*INSTRUCTIONS FOR THE TASK:* Among the lines below, list those containing the string "with".

*SUPPLIED MATERIAL:*
━━━━━━━━

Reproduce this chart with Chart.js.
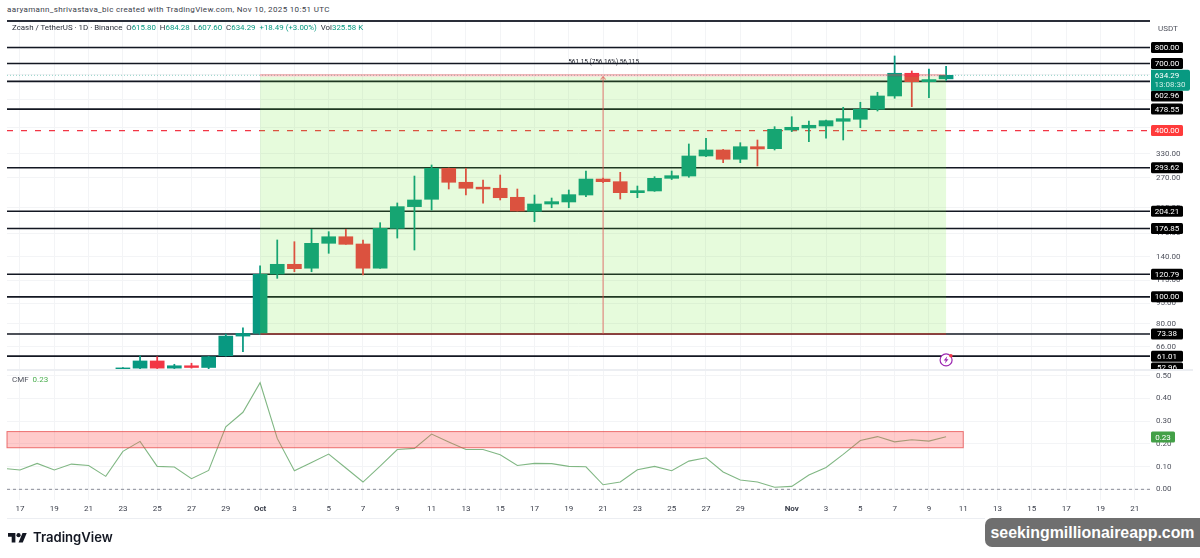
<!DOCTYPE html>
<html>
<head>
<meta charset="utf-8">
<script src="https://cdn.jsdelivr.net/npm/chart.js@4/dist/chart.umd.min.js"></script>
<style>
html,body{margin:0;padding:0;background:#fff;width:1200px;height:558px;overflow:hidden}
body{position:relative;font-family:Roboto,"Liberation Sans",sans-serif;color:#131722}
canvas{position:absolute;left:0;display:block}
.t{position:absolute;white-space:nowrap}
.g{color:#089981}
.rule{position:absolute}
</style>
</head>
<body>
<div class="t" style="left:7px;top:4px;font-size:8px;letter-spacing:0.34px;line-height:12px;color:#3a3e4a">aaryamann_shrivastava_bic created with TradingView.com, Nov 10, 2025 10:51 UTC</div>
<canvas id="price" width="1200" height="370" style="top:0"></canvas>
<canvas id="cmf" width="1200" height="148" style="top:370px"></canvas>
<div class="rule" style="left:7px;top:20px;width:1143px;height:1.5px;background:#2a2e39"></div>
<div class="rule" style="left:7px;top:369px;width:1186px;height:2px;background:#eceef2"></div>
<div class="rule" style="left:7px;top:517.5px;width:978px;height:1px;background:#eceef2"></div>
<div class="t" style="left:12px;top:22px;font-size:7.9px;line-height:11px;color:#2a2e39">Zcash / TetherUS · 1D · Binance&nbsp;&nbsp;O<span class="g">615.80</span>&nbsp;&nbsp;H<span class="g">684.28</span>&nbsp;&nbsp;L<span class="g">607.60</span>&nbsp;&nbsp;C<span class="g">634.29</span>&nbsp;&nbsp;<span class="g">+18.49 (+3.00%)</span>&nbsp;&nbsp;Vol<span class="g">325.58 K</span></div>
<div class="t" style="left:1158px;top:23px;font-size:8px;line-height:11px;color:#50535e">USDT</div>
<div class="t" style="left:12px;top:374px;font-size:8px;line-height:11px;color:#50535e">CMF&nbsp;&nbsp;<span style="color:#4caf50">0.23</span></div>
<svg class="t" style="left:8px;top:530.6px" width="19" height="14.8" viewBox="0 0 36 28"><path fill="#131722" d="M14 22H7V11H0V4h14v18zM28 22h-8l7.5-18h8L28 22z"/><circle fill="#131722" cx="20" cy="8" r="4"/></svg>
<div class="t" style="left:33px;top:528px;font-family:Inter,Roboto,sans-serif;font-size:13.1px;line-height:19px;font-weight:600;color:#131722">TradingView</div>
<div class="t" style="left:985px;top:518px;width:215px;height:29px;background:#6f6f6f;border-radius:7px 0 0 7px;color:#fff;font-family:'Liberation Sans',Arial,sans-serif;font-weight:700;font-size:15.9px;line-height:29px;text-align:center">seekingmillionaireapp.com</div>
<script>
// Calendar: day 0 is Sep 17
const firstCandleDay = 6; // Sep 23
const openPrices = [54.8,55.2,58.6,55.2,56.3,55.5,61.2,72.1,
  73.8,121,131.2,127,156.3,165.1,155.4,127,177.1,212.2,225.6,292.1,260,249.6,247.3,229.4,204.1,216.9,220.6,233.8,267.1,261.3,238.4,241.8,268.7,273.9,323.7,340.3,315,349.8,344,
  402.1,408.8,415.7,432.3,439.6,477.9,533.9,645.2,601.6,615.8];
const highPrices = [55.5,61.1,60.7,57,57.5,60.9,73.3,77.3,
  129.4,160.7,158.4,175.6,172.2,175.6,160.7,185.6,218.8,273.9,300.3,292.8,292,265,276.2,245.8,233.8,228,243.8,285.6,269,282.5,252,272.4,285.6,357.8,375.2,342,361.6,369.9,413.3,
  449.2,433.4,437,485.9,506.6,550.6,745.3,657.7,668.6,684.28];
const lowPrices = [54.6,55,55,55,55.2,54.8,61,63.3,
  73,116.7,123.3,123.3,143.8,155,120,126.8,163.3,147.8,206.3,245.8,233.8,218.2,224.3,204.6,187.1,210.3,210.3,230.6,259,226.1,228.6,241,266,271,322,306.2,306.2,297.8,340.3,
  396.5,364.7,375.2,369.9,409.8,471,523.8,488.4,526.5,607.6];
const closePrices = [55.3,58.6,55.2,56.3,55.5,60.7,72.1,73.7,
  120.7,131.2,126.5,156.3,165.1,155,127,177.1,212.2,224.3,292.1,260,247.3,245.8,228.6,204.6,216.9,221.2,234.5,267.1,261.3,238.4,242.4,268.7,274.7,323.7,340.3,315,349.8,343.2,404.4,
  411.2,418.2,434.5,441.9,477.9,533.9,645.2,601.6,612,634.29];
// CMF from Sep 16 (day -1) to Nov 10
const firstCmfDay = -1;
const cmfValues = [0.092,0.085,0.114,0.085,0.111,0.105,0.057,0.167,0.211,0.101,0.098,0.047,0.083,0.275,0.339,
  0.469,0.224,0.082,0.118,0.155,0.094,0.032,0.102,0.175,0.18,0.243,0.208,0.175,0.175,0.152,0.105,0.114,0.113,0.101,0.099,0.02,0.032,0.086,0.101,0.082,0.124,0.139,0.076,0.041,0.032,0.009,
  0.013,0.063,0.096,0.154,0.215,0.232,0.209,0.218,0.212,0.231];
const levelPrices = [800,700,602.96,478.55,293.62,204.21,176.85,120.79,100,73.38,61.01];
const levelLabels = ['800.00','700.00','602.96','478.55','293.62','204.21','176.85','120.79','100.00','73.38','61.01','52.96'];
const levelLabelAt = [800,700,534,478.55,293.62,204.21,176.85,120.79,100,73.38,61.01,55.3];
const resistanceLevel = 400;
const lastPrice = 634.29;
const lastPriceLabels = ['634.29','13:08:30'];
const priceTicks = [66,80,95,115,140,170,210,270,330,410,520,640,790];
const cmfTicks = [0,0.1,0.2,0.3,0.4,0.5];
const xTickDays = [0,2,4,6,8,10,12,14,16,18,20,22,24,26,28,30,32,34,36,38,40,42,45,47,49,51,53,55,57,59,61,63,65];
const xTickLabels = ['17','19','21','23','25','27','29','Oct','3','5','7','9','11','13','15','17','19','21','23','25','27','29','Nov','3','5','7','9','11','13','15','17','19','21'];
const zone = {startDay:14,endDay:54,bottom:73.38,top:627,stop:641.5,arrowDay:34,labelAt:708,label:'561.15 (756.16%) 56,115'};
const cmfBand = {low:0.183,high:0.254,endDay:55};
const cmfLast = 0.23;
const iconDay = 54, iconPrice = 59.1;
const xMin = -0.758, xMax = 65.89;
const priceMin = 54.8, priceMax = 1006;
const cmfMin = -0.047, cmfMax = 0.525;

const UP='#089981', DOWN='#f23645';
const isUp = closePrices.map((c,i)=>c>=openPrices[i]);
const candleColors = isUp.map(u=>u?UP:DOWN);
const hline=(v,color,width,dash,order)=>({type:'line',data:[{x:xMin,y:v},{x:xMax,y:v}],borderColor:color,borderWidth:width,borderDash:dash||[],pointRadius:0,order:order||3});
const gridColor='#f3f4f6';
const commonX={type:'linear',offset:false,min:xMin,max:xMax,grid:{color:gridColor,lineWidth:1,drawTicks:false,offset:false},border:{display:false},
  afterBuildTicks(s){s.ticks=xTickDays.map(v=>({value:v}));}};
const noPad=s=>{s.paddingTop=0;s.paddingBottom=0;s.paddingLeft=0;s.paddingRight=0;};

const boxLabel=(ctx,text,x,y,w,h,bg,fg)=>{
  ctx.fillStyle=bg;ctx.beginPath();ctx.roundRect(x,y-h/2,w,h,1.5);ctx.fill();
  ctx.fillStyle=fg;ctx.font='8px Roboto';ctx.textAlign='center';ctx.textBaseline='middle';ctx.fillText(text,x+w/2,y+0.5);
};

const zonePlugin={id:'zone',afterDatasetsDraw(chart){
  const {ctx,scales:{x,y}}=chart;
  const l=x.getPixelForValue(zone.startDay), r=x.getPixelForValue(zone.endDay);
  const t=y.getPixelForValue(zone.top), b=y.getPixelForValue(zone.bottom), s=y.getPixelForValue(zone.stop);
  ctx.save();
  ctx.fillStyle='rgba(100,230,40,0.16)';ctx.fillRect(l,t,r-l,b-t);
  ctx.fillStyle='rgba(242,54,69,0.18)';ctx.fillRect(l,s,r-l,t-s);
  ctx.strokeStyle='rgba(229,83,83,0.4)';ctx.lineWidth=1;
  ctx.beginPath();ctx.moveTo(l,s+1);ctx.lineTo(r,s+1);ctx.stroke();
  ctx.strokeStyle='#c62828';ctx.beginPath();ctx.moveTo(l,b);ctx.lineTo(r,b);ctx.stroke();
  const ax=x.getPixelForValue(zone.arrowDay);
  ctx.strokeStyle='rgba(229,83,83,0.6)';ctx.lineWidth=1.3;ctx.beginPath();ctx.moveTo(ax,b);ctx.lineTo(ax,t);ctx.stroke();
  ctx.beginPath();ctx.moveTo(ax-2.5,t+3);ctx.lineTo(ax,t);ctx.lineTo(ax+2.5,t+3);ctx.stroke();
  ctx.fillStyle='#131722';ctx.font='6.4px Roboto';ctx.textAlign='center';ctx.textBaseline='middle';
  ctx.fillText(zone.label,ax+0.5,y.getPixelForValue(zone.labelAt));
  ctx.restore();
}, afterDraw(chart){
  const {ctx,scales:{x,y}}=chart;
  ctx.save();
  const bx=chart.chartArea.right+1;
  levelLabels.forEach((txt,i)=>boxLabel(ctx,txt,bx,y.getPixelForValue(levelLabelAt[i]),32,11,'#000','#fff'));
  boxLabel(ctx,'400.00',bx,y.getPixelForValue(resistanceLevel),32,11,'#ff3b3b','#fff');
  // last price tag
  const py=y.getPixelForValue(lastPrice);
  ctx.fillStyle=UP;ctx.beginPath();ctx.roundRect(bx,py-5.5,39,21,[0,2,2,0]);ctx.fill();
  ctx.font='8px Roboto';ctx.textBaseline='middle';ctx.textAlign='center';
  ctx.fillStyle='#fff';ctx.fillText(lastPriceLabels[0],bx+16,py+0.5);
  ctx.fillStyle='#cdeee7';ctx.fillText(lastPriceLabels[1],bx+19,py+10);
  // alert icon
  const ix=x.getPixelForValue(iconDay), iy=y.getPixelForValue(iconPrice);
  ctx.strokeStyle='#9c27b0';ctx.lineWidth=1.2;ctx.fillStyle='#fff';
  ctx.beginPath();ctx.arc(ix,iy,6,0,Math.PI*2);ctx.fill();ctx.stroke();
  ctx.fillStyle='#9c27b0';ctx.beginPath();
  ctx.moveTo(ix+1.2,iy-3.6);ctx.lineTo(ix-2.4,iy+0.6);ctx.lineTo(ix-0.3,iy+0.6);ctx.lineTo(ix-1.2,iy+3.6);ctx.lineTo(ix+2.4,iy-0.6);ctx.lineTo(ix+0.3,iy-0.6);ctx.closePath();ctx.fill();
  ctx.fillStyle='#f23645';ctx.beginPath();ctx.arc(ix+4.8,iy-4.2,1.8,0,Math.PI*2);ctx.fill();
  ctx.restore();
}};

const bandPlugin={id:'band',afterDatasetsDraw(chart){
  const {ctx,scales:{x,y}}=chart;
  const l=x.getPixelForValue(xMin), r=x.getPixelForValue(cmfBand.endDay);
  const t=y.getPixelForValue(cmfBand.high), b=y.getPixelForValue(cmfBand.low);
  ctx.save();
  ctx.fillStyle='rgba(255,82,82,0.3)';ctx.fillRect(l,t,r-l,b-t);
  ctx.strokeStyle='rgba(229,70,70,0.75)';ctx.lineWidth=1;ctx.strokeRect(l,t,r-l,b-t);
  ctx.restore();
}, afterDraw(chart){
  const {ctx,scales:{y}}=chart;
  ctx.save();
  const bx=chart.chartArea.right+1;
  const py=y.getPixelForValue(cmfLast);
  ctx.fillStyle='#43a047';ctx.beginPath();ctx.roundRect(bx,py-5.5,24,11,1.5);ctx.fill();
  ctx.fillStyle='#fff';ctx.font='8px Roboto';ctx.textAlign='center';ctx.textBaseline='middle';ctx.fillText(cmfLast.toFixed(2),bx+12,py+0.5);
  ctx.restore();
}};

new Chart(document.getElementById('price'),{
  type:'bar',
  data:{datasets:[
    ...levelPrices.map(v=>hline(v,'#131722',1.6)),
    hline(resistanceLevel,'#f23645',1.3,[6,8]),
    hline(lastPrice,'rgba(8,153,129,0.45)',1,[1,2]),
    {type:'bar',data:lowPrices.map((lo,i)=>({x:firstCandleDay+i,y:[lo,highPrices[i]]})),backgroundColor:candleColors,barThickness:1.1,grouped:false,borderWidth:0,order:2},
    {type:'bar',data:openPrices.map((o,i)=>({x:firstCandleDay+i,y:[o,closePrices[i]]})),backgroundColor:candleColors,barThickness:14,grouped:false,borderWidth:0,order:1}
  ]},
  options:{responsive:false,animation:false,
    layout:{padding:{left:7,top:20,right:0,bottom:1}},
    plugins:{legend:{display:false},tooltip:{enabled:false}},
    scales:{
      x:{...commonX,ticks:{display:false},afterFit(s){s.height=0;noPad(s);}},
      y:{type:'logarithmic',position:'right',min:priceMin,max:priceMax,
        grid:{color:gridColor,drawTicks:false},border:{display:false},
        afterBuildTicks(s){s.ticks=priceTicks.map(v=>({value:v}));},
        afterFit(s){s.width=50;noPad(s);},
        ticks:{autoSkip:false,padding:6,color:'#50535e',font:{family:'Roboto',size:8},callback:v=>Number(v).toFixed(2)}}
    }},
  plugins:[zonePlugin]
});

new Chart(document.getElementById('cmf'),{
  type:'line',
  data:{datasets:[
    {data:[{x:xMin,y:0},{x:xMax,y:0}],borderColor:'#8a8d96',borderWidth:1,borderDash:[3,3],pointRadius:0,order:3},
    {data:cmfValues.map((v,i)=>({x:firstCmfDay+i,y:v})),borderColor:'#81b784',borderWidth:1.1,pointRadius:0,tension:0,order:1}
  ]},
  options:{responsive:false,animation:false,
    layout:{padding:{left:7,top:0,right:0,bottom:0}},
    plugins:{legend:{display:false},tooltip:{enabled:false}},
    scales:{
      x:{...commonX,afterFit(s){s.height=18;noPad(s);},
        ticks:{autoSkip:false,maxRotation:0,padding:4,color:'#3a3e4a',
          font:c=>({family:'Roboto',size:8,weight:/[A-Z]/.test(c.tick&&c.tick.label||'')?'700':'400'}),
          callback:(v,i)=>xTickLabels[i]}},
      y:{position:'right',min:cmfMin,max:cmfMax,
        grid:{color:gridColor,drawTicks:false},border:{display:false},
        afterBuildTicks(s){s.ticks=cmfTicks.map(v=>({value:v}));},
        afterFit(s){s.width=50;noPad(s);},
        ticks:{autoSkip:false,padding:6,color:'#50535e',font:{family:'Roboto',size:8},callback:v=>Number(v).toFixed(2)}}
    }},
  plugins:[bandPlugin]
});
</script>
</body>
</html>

━━━━━━━━

*CORRECT RESPONSE:*
Reproduce this chart with Chart.js.
<div class="t" style="left:7px;top:4px;font-size:8px;letter-spacing:0.34px;line-height:12px;color:#3a3e4a">aaryamann_shrivastava_bic created with TradingView.com, Nov 10, 2025 10:51 UTC</div>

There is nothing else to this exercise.